Under normal circumstances, Brazilians would be celebrating their football team reaching the semifinals of the Confederations Cup, a dress rehearsal for next year's World Cup, which the country has not hosted since 1950.
But these are not normal circumstances. And even after the `Selecao', five-time world champions, defeated Italy to keep up their perfect record at this year's tournament, there were huge protests in more than 100 cities.
Most protesters are not convinced by a Friday pledge from President Dilma Rousseff to improve shoddy public services and fight harder against rampant corruption _ the main grudges of the street protesters.
A poll Saturday by the Ibope polling agency showed three quarters of Brazilians back the wave of protests, with 77 percent citing the high cost of using public transport as the key reason for their dissatisfaction.
But two-thirds were overall in favour of hosting the World Cup, despite anger at the billions of dollars the event's preparation and hosting will cost _ money many feel could be better spent on education, transport and housing.
Almost two weeks into the unrest, while most of the protests have been peaceful there is a militant edge as hard liners grow impatient for change.
Sao Paulo's `free transport' movement urged "large scale action'' for the week ahead while numerous users of social media posted a clear message - "On July 1, 2013, Brazil will grind to a halt'' - as they clamoured for strike action via Twitter and Facebook.
A group of youths meanwhile remained camped outside the house of Rio governor Sergio Cabral in the chic suburb of Leblon as police stood guard.
Sunday was set to see renewed protests in Rio de Janeiro, where around 300,000 people turned out for a Thursday protest which saw sporadic violence.
Police said Sunday they had arrested a 29-year-old man in connection with causing criminal damage during an attempted storming of the Rio prefecture
The `Da de Basta' urged people to gather at the city's famed Copacabana beach while scores of messages on Twitter and Facebook called for strikes on Thursday.

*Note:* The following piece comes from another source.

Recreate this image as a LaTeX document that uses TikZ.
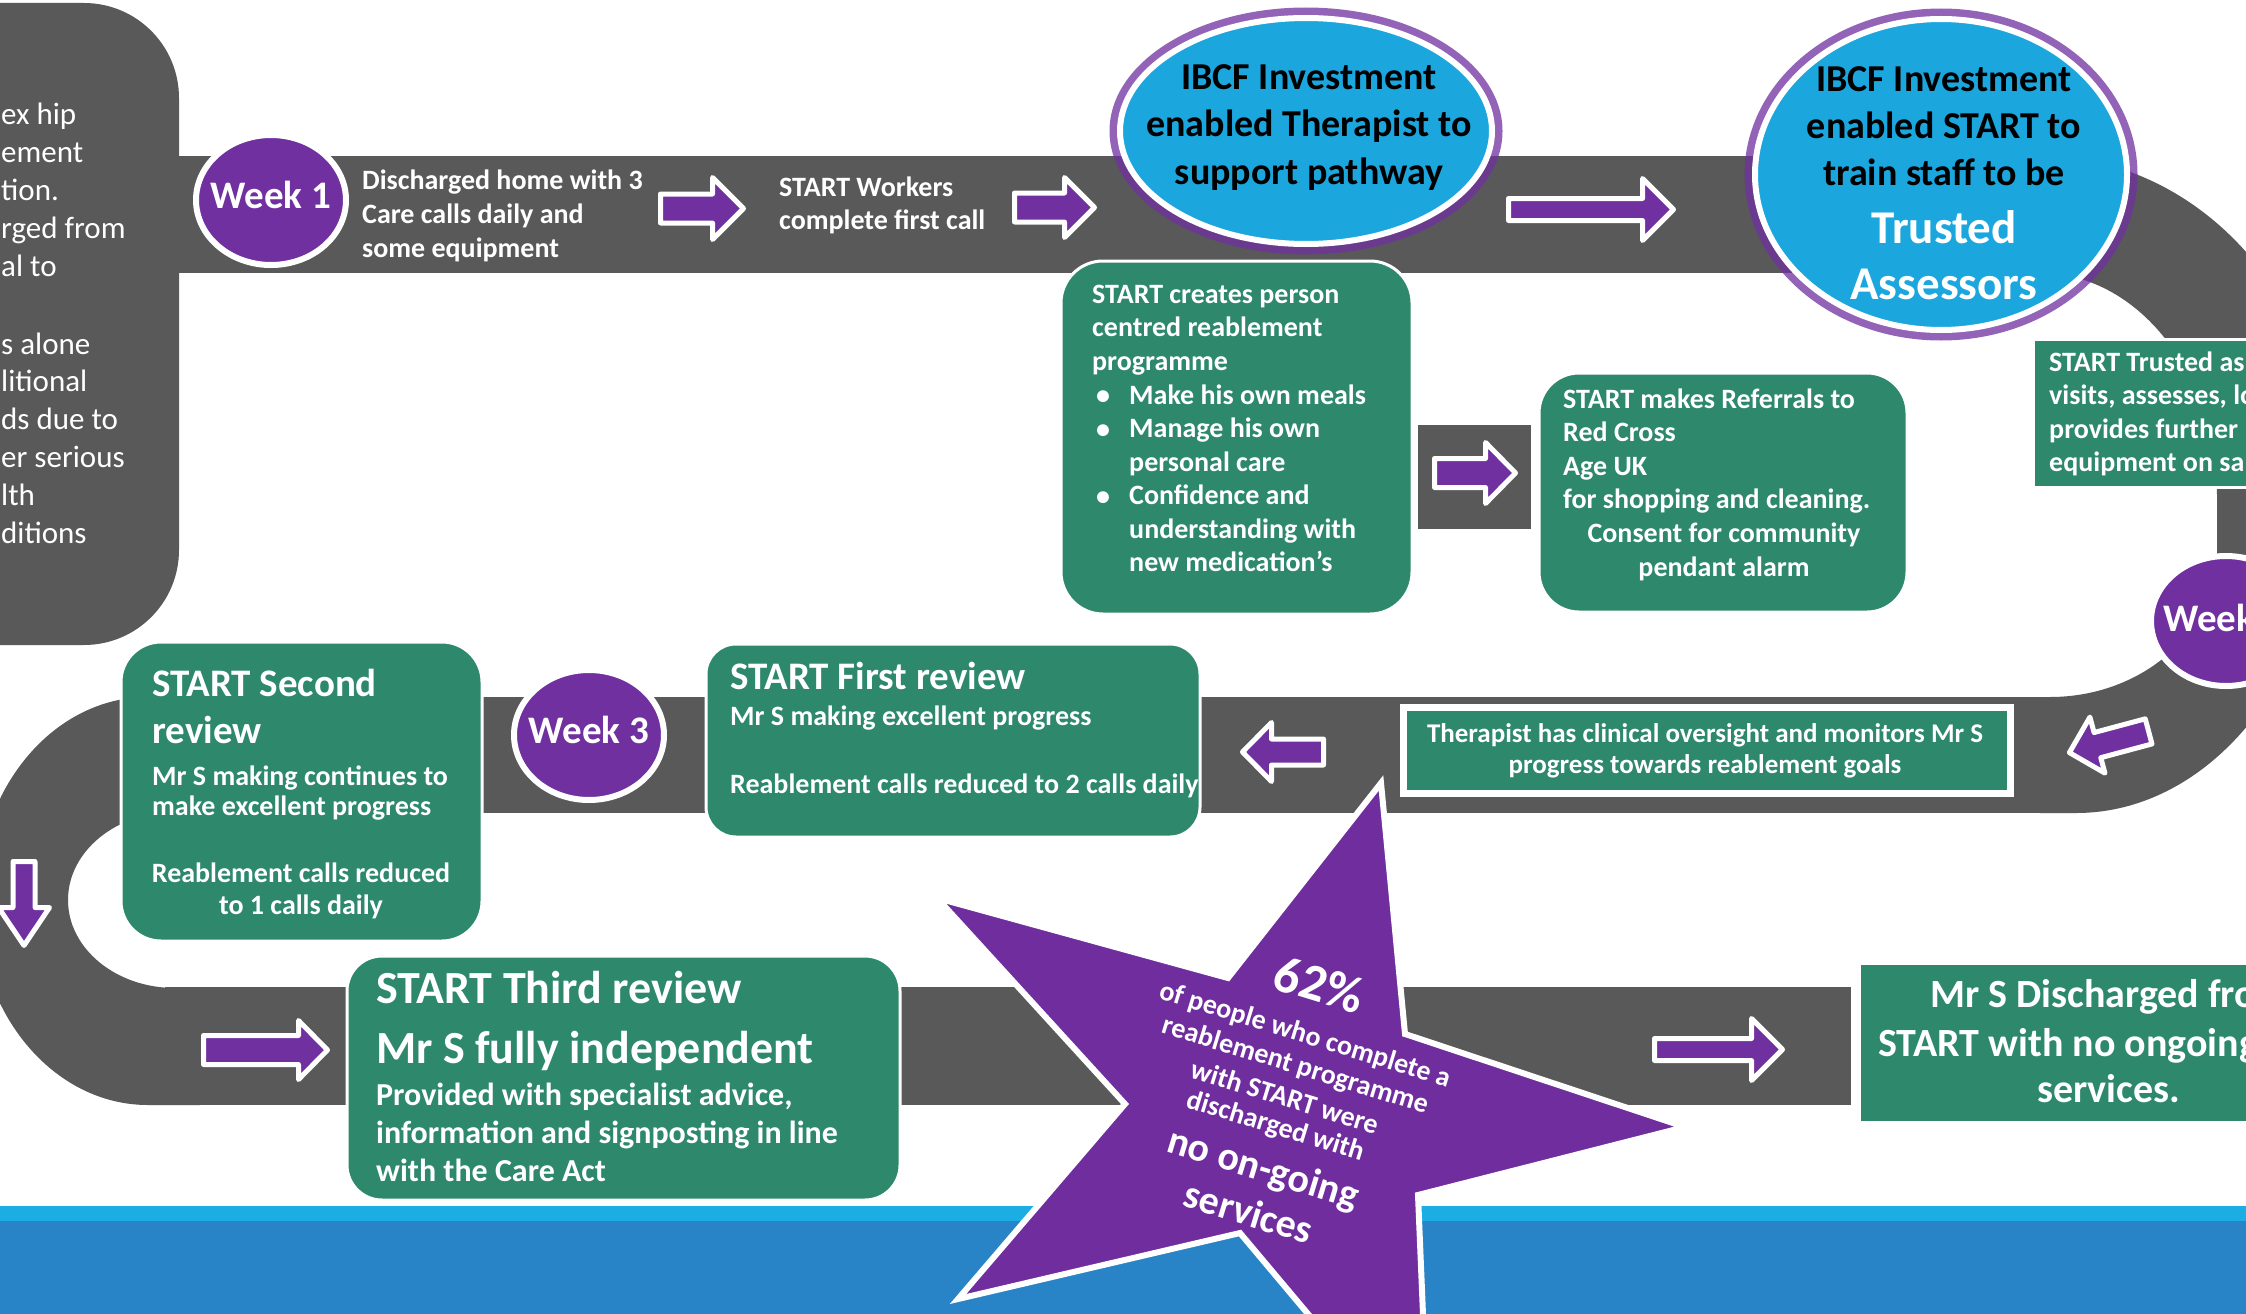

Further protests were scheduled for Sao Bernardo do Campo in Sao Paulo state and in Fortaleza in the north east, where world champions Spain were meeting Nigeria.
The wave of protests began on June 11 when residents of Sao Paulo took to the streets to denounce an increase in public transport fares.
Unrest quickly spread on the eve of the Confederations Cup and the entire country has become engulfed in protest as Brazilians declare the time has come to "wake up'' and fight sloppy and corrupt government, and lousy public services like schools, health care and public transport.
By June 17, more than 200,000 people were in the streets and by Saturday their ranks had swelled to some 1.5 million.
Saturday saw dozens of arrests and some 20 people were reported injured, including five police officers, after more than 70,000 people chanting "The Cup for whom?'' rallied in the southeastern city of Belo Horizonte.
Brazil are due to play their semifinal in the same city on Wednesday.
Police fired tear gas in an attempt to quell Saturday's unrest after some protesters hurled stones and tried to break through the security perimeter around Belo Horizonte's Mineirao stadium while some shops and banks were looted.
Although demonstrations were much smaller in Salvador, where Brazil beat Italy, some fans in the stadium made their feelings plain by brandishing placards proclaiming: "Let's go to the streets to change Brazil.''
With the mass unrest placing Brazil squarely in the global public eye, Brazilian media on Sunday sought to explain the rationale for the popular uprising.
"Brazil in the streets - Disillusioned youth,'' was the headline in O Globo daily.
In an interview with the paper French sociologist Michel Maffesoli said the spark for the protests may have been seemingly trivial at the outset - a 20 cents rise in bus fares.
But, noting the outpouring of ``collective emotion,'' Maffesoli said that "young people do not recognise where they fit into the (government) programme.''
Drawing a parallel with popular protests in France at the end of the 1960s, he added: "I see these movements as a postmodern version of May 1968,'' where popular revolts initially by students demanding university reform ultimately led to a general strike.